I bought a Catalina 27 today and am happy to be a part of the sailing community for the first time in years. I'm looking forward to learning from all of you and being part of the crew!


----------



## T37Chef (Oct 9, 2006)

Welcome, we're just on the other side of the bay. Congrats on the boat


----------



## Group9 (Oct 3, 2010)

Welcome. I used to live in Arnold and spent a lot of time on and around KI!


----------



## Donna_F (Nov 7, 2005)

Welcome to SailNet. We keep our Catalina in Rock Hall. There are a couple of Kent Island SailNetters. Best of luck with your boat.

You might consider joining one of the Catalina owners associations. Lots of support.

International Catalina 27/270 Association

Also:

Chesapeake Catalina Yacht Club - Sailing in the Cheasapeake Bay

The Chesapeake Catalina club is active and when we were members (more than likely renewing for 2015), we received a lot of help and encouragement.


----------



## mf70 (Nov 6, 2014)

My first "voyage" on the Bay was a circumnavigation of Kent Island in a 19' open boat. We surprised a crabber by anchoring overnight in Tanner's Creek.

Hmm, before that I did the "crossing" from the Severn River to Kent Island on a sunfish.

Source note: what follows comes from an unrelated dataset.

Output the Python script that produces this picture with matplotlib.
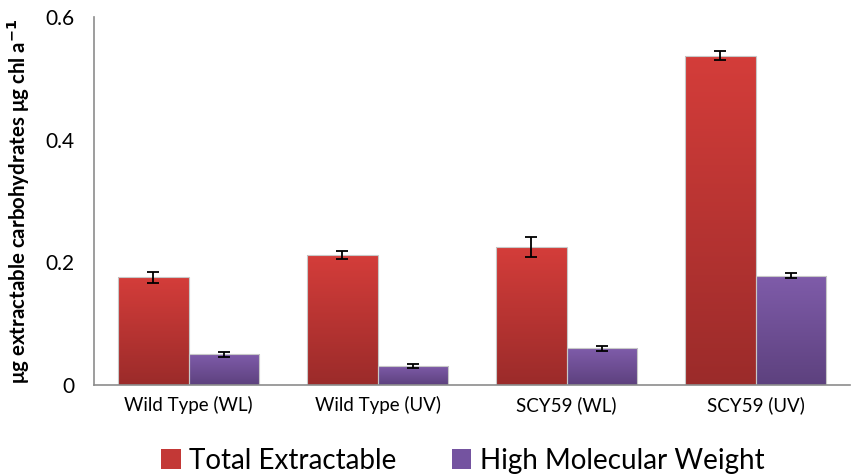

Still going around the island, though. There's lots of good cruising there.


----------



## chuck53 (Oct 13, 2009)

DRFerron said:


> Welcome to SailNet. We keep our Catalina in Rock Hall. There are a couple of Kent Island SailNetters. Best of luck with your boat.
> 
> You might consider joining one of the Catalina owners associations. Lots of support.
> 
> ...


I don't know how strong the Catalina 27/270 Association is, but if it is only 1/2 as good as the C-34 owners association, it will be great.


----------



## Jeff_H (Feb 26, 2000)

Welcome to SailNet and the wonderful world of sailing on the Chesapeake Bay. Catalina 27's make good 'Bay Boats'. They are still raced one design as well. 

Jeff


----------